Copy out exactly the lines from the one holding "Reproduce this chart with matplotlib." through the one holding "plt.rcParams['font.family'] = ['Liberation", ends included; omit images.

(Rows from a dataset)
◆ ◆ ◆ ◆ ◆ ◆ ◆

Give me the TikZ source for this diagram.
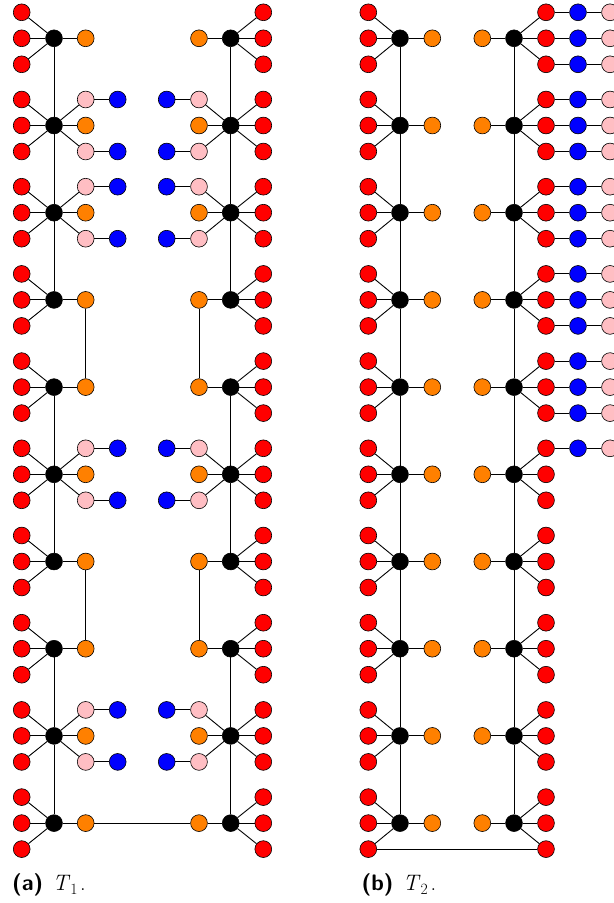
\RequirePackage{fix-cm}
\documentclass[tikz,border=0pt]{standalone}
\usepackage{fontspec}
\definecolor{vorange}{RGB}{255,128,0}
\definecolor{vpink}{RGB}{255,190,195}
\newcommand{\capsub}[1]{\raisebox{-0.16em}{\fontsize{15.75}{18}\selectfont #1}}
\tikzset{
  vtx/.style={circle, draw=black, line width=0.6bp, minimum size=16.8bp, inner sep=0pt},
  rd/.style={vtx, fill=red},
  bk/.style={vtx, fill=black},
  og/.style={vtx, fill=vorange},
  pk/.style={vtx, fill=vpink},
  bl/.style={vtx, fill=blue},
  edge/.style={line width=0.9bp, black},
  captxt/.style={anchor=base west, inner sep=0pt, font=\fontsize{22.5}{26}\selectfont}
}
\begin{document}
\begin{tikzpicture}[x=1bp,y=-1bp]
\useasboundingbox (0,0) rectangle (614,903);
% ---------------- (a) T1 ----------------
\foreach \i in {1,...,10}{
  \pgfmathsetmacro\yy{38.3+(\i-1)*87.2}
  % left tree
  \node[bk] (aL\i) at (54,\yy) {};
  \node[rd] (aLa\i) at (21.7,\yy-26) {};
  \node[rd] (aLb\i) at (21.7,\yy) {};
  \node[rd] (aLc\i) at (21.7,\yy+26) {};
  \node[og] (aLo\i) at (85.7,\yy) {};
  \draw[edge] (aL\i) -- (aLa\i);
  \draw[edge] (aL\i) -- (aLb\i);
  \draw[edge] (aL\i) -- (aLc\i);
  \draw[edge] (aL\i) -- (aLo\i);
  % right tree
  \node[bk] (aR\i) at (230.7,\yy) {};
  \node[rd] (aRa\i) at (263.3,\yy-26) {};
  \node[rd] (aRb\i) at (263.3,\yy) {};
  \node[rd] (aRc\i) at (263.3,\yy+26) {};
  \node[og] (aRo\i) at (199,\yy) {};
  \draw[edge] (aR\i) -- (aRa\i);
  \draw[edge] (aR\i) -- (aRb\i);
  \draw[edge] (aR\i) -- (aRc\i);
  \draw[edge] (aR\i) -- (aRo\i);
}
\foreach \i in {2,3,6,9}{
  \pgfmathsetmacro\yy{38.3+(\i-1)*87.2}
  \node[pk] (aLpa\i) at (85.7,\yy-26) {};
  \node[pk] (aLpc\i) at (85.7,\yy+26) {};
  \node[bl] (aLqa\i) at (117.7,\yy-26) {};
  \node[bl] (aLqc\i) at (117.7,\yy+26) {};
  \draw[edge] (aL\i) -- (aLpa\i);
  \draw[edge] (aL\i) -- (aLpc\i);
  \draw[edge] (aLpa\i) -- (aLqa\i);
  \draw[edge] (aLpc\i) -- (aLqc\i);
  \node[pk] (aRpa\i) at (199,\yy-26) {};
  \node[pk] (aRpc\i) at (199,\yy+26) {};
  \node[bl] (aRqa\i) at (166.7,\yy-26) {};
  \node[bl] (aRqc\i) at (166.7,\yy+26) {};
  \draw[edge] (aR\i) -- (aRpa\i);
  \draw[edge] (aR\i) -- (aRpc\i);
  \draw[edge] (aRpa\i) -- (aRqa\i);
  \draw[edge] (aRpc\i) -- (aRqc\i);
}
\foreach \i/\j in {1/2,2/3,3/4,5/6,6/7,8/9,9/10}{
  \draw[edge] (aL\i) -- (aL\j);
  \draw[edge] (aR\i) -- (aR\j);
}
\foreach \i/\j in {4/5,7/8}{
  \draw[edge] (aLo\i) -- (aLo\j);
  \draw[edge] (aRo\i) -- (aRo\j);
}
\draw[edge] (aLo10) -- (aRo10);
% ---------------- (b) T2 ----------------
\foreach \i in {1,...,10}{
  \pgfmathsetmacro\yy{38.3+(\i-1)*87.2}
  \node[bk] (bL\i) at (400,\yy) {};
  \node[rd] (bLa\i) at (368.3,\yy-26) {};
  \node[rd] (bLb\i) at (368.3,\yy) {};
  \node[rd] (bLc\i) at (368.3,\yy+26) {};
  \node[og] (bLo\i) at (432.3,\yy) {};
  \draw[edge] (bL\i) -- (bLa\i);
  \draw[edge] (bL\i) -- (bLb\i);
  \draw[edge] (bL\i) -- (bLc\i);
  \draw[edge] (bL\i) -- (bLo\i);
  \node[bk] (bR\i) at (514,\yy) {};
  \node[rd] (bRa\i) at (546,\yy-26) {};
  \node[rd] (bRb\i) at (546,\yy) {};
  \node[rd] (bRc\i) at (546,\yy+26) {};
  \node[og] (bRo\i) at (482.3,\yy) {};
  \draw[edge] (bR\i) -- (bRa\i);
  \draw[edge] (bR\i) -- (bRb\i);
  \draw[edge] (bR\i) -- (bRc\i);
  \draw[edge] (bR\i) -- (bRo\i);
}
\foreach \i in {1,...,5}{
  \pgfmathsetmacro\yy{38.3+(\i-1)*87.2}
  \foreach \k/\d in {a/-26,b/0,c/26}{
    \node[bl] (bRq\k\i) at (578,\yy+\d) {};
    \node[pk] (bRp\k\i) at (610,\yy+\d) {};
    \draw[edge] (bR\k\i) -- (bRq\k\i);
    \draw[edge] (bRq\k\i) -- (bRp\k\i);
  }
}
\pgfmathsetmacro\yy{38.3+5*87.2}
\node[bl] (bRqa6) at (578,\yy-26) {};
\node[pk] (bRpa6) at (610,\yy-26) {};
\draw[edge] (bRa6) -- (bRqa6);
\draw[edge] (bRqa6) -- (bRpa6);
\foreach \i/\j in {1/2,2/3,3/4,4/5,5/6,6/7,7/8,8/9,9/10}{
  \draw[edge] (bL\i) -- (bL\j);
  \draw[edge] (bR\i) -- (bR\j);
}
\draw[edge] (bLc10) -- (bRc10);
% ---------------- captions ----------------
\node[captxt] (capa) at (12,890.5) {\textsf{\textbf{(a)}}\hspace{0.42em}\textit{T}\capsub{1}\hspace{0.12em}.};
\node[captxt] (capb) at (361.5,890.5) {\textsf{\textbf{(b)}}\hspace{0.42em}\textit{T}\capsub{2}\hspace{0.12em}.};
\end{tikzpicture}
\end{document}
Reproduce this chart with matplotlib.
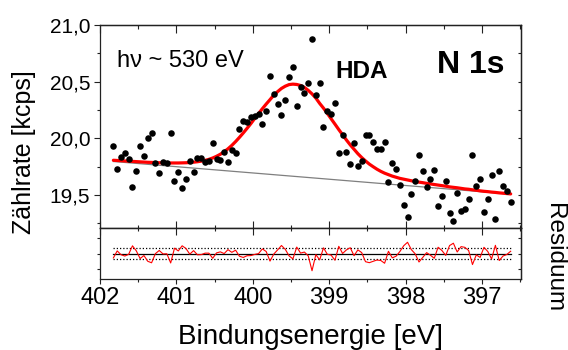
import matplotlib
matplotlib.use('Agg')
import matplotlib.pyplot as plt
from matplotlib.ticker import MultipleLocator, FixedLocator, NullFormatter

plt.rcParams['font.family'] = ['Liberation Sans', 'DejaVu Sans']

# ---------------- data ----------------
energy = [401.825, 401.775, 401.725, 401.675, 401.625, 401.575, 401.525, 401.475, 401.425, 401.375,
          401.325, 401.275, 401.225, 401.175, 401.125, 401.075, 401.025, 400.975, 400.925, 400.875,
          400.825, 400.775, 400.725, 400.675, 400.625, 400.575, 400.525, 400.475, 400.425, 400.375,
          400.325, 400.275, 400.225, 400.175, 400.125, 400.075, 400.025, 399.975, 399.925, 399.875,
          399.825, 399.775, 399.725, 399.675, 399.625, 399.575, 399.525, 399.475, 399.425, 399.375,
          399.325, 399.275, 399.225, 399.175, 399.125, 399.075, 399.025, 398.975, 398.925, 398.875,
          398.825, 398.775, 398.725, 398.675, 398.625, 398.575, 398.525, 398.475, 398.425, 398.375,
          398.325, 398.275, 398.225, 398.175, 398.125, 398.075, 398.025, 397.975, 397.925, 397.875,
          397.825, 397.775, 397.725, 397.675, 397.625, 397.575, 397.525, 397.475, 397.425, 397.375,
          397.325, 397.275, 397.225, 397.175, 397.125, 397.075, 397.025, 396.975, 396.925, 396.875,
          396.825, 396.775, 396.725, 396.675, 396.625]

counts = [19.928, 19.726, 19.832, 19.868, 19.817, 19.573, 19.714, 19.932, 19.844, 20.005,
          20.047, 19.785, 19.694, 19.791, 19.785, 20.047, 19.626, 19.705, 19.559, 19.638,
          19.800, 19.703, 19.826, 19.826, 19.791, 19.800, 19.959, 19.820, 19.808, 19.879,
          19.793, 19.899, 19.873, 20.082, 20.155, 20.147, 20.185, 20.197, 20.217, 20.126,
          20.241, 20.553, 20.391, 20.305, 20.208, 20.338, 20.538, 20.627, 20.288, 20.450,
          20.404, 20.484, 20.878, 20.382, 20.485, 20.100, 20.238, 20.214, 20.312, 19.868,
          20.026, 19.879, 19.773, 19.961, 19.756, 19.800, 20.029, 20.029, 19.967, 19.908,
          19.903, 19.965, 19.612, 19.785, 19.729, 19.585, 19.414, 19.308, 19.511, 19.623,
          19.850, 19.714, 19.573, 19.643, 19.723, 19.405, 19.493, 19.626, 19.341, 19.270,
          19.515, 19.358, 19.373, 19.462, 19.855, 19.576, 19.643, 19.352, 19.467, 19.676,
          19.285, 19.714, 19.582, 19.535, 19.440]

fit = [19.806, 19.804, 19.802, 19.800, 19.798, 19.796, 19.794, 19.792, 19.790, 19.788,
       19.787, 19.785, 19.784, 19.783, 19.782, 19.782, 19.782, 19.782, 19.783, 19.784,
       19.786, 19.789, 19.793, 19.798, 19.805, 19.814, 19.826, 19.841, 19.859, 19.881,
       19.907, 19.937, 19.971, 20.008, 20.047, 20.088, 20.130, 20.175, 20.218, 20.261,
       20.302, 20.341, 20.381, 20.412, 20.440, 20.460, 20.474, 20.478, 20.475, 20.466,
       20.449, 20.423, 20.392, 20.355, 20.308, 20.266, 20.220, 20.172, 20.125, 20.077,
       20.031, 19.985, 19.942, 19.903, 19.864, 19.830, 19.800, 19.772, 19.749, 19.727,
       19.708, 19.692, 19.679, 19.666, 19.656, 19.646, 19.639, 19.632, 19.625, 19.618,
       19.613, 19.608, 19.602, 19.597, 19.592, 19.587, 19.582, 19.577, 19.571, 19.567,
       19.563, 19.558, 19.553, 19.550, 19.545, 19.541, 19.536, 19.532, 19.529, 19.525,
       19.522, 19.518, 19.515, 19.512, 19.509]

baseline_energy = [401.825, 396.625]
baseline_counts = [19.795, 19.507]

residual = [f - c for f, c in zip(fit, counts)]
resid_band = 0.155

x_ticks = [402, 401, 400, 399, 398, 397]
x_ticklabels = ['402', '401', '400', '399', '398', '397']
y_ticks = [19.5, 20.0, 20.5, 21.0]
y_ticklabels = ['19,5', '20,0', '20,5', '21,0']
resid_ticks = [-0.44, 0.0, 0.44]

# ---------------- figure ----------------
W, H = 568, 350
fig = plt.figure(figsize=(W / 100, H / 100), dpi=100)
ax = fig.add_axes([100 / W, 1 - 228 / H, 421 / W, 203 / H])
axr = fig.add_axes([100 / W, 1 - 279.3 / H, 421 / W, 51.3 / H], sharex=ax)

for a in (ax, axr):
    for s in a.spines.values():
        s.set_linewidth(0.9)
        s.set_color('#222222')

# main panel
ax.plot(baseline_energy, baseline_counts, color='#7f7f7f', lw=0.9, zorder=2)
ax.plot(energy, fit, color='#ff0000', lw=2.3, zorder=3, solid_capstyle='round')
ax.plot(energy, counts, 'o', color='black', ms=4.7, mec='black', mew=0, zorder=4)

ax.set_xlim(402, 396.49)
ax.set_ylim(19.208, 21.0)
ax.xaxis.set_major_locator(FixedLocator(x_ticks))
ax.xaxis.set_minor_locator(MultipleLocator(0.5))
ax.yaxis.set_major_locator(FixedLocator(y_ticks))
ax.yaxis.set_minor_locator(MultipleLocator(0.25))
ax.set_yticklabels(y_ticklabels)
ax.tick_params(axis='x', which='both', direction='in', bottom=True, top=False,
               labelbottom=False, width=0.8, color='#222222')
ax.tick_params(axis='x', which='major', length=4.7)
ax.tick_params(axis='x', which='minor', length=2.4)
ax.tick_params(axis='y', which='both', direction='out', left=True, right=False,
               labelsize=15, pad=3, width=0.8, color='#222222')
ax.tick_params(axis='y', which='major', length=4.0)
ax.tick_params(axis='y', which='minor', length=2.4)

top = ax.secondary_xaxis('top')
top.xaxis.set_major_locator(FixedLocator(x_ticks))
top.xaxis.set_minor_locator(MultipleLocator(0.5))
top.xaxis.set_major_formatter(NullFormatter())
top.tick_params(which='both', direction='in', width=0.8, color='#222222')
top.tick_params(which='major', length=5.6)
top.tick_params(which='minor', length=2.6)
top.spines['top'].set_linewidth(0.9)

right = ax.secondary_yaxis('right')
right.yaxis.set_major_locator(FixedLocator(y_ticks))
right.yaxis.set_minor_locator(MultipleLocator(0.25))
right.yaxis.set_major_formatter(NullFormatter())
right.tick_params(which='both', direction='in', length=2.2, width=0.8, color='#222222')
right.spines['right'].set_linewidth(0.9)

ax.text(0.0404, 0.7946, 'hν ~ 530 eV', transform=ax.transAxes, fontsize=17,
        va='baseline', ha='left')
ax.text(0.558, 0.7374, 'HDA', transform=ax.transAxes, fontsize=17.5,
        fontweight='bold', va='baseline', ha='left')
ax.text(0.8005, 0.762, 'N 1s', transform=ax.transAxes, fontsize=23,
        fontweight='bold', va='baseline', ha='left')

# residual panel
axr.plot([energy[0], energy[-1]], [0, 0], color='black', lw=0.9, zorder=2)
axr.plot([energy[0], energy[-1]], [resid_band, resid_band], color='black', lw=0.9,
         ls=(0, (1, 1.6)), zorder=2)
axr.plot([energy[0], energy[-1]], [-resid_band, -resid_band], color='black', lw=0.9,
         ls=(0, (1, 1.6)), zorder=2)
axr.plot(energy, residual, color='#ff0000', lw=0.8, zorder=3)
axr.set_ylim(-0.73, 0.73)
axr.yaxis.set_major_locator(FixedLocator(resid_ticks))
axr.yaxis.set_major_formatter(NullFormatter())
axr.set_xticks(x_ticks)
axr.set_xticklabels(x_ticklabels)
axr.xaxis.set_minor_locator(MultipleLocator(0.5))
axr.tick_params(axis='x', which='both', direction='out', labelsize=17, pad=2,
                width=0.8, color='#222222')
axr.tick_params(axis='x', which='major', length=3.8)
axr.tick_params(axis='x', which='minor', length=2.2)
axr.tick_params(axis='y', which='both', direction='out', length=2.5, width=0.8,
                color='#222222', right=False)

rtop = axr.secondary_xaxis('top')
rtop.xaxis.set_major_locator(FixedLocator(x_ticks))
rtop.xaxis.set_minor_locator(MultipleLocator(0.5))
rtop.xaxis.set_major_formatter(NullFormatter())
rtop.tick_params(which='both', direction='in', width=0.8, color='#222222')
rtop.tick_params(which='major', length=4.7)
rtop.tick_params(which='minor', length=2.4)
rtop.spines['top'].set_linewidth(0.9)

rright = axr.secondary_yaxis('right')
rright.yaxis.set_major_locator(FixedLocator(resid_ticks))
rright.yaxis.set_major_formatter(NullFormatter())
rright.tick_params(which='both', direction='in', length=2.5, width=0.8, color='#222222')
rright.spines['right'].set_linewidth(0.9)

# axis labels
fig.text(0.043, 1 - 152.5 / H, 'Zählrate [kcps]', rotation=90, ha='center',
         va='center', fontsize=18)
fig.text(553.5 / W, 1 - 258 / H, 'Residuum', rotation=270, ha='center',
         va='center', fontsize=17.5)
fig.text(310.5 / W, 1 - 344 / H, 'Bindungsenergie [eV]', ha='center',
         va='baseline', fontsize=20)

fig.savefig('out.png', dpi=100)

◆ ◆ ◆ ◆ ◆ ◆ ◆

__The solution__
Reproduce this chart with matplotlib.
import matplotlib
matplotlib.use('Agg')
import matplotlib.pyplot as plt
from matplotlib.ticker import MultipleLocator, FixedLocator, NullFormatter

plt.rcParams['font.family'] = ['Liberation Sans', 'DejaVu Sans']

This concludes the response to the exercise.